In London, the centre of the Omicron wave, the figure was 3,874 – three times the previous week.

It comes amid increasing concerns over the level of staff predicted to be off sick in the next month, with most hospitals in England forecasting more than 30 per cent of staff could be off sick in January as Omicron infections rip through the population.

Weekly data published by the NHS on Wednesday also showed that, as of 19 December, almost 5,000 patients who were in hospital last week had been awaiting discharge for more than three weeks. This is out of 15,718 patients in hospital beds who no longer need to be there.

NHS England has asked all trusts to prepare to use hotels and care homes as hospital wards and make provisions to treat 15 per cent of Covid patients at home in “virtual wards”.

Patricia Marquis, the Royal College of Nursing’s England director, told The Independent in a statement: “There’s no doubt that if the worse-case scenarios being mooted materialise, the impact on the NHS would be catastrophic.

“The nursing workforce is already short-staffed and exhausted, both mentally and physically, so the soaring absence rates must fill everybody on the frontline, and the public, with real concern.

‘A state of emergency’ for the NHS

“The NHS just has to be able to cope with emergency and urgent care in order for the public to feel safe.

“Winter is difficult at the best of times. In the current situation it doesn’t look like there’s an end in sight and that makes the situation sometimes feel even more hopeless than it might actually be.”

Matthew Taylor, chief executive for NHS Confederation, which represents trusts, said: “Right now we are in the position that we have been in for several weeks, which is essentially a state of emergency for the health service, and it’s going to be in that state for some weeks.”

He said with the combined pressure of emergency demand, addressing cancer waiting times, and planned care backlog, the issues in social care, winter and you add in high levels of staff absence all the NHS can do is effectively “crisis manage.”
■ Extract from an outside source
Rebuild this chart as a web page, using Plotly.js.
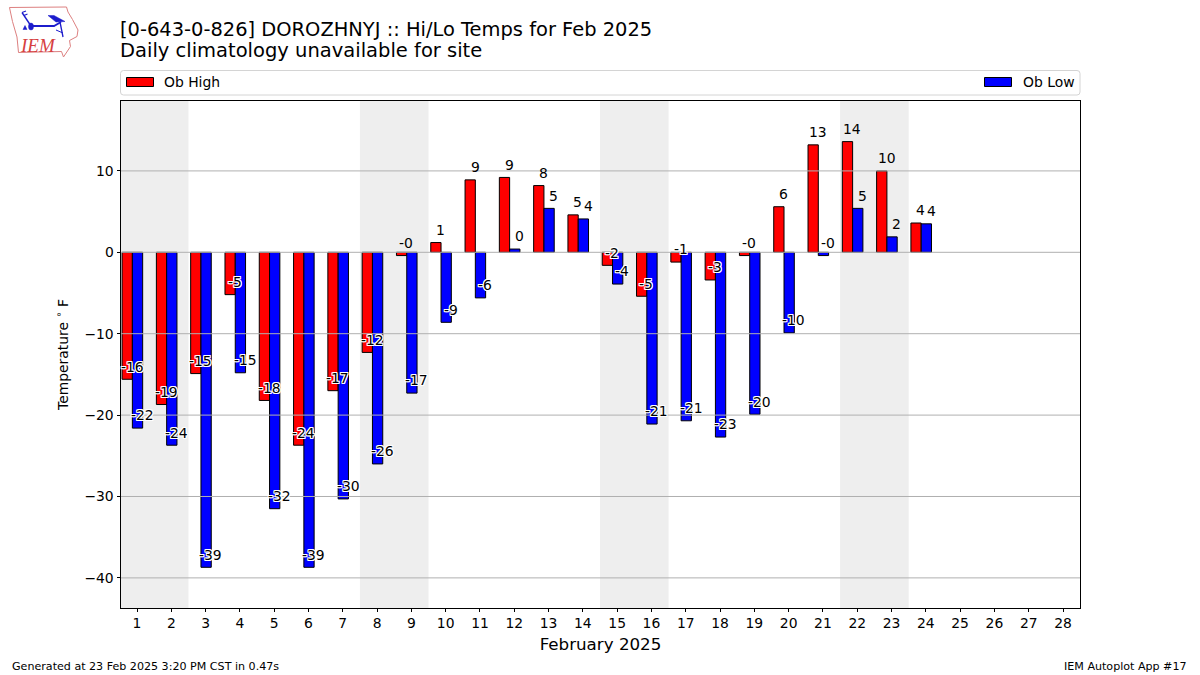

Professor Stephen Powis, the national medical director of NHS England, said: “The NHS is on a war footing and staff are taking the fight to omicron, by boosting hundreds of thousands of people each day, treating thousands of seriously ill Covid patients and delivering urgent care for other conditions, all while seeing a worrying, high and rising increase in absence due to Covid.”

Military assistance in Scotland

Meanwhile, in Scotland an extra 90 military personnel are being drafted in to support struggling health boards NHS Ayrshire and Arran, NHS Grampian and NHS Lanarkshire.

The personnel will join 221 members of the armed forces who have been supporting the vaccine programme across Scotland, while 114 are driving ambulances in support of the Scottish Ambulance Service.

Scotland’s health secretary Humza Yousaf said: “I’m grateful to military personnel for their efforts at this time, along with all frontline staff in our NHS for the vital role they play in help keeping us safe.”

“At this time it is also particularly important that we continue to take all precautions to prevent transmission.

“So test regularly for the virus, limit socialising in the run-up to Christmas, wear face marks where required and open windows to improve ventilation.”

Military personnel were previously called in to help NHS Lanarkshire and NHS Borders in October due to pressures on the health service.